**GIVEN PROBLEM**
Write out the material again exactly, please, and omit the pictures.

**RECORDED INFORMATION**
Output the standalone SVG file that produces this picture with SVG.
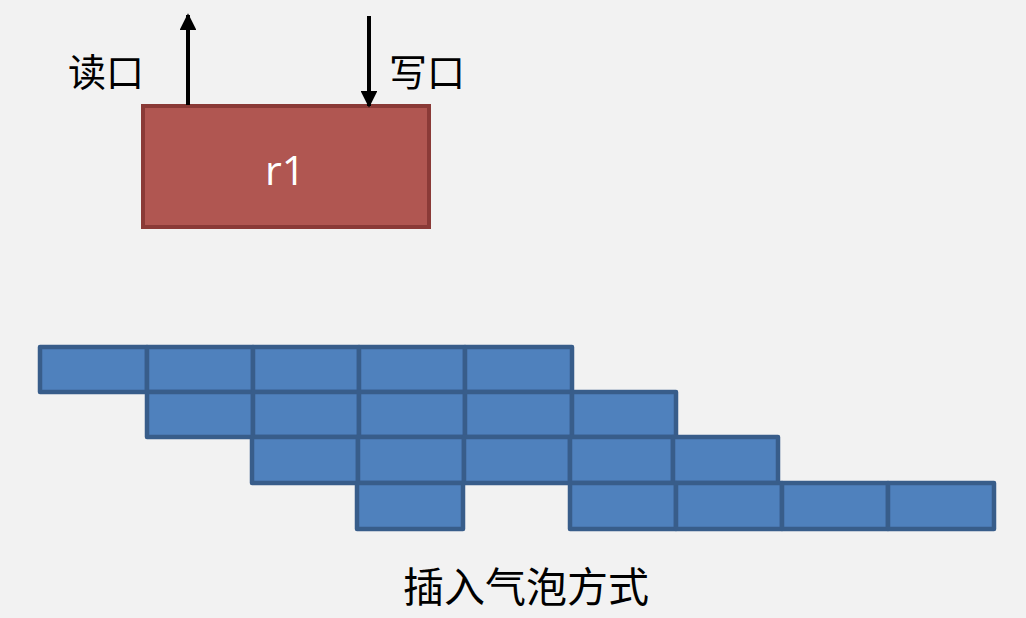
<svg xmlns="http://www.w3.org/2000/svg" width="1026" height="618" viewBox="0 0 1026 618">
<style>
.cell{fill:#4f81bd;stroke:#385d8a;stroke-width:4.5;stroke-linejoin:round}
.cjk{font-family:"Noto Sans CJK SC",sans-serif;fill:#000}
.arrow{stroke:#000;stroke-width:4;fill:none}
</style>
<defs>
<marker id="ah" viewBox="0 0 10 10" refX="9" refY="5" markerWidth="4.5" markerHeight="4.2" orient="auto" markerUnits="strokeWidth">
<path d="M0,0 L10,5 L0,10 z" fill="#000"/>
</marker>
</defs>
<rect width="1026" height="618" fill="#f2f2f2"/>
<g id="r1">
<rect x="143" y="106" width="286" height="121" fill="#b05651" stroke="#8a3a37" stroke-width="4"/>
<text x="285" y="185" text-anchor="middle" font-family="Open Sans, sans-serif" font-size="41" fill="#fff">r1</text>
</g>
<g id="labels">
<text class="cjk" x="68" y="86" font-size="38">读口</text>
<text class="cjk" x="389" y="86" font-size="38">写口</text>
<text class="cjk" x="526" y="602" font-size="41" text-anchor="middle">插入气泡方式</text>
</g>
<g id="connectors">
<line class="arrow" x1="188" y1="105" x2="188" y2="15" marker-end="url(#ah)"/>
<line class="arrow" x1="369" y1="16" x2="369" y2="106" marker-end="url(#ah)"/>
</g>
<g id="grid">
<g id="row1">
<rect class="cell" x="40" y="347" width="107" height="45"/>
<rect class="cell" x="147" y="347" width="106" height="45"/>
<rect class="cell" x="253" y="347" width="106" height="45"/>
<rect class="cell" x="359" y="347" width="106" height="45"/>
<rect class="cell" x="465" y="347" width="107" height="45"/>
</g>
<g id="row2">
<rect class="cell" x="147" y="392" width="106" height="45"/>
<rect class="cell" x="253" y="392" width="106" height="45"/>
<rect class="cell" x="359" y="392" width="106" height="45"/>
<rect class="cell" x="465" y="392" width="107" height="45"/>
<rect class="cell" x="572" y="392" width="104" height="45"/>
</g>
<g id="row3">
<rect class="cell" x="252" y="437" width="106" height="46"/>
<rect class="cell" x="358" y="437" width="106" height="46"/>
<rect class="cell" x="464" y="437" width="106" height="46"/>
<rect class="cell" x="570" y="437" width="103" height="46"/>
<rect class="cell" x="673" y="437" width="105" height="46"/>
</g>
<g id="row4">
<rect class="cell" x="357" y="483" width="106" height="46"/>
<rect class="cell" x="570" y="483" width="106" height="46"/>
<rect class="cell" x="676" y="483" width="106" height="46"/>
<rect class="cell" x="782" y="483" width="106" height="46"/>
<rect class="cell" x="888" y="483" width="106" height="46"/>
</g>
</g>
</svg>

**TASK SOLUTION**
Output the standalone SVG file that produces this picture with SVG.
<svg xmlns="http://www.w3.org/2000/svg" width="1026" height="618" viewBox="0 0 1026 618">
<style>
.cell{fill:#4f81bd;stroke:#385d8a;stroke-width:4.5;stroke-linejoin:round}
.cjk{font-family:"Noto Sans CJK SC",sans-serif;fill:#000}
.arrow{stroke:#000;stroke-width:4;fill:none}
</style>
<defs>
<marker id="ah" viewBox="0 0 10 10" refX="9" refY="5" markerWidth="4.5" markerHeight="4.2" orient="auto" markerUnits="strokeWidth">
<path d="M0,0 L10,5 L0,10 z" fill="#000"/>
</marker>
</defs>
<rect width="1026" height="618" fill="#f2f2f2"/>
<g id="r1">
<rect x="143" y="106" width="286" height="121" fill="#b05651" stroke="#8a3a37" stroke-width="4"/>
<text x="285" y="185" text-anchor="middle" font-family="Open Sans, sans-serif" font-size="41" fill="#fff">r1</text>
</g>
<g id="labels">
<text class="cjk" x="68" y="86" font-size="38">读口</text>
<text class="cjk" x="389" y="86" font-size="38">写口</text>
<text class="cjk" x="526" y="602" font-size="41" text-anchor="middle">插入气泡方式</text>
</g>
<g id="connectors">
<line class="arrow" x1="188" y1="105" x2="188" y2="15" marker-end="url(#ah)"/>
<line class="arrow" x1="369" y1="16" x2="369" y2="106" marker-end="url(#ah)"/>
</g>
<g id="grid">
<g id="row1">
<rect class="cell" x="40" y="347" width="107" height="45"/>
<rect class="cell" x="147" y="347" width="106" height="45"/>
<rect class="cell" x="253" y="347" width="106" height="45"/>
<rect class="cell" x="359" y="347" width="106" height="45"/>
<rect class="cell" x="465" y="347" width="107" height="45"/>
</g>
<g id="row2">
<rect class="cell" x="147" y="392" width="106" height="45"/>
<rect class="cell" x="253" y="392" width="106" height="45"/>
<rect class="cell" x="359" y="392" width="106" height="45"/>
<rect class="cell" x="465" y="392" width="107" height="45"/>
<rect class="cell" x="572" y="392" width="104" height="45"/>
</g>
<g id="row3">
<rect class="cell" x="252" y="437" width="106" height="46"/>
<rect class="cell" x="358" y="437" width="106" height="46"/>
<rect class="cell" x="464" y="437" width="106" height="46"/>
<rect class="cell" x="570" y="437" width="103" height="46"/>
<rect class="cell" x="673" y="437" width="105" height="46"/>
</g>
<g id="row4">
<rect class="cell" x="357" y="483" width="106" height="46"/>
<rect class="cell" x="570" y="483" width="106" height="46"/>
<rect class="cell" x="676" y="483" width="106" height="46"/>
<rect class="cell" x="782" y="483" width="106" height="46"/>
<rect class="cell" x="888" y="483" width="106" height="46"/>
</g>
</g>
</svg>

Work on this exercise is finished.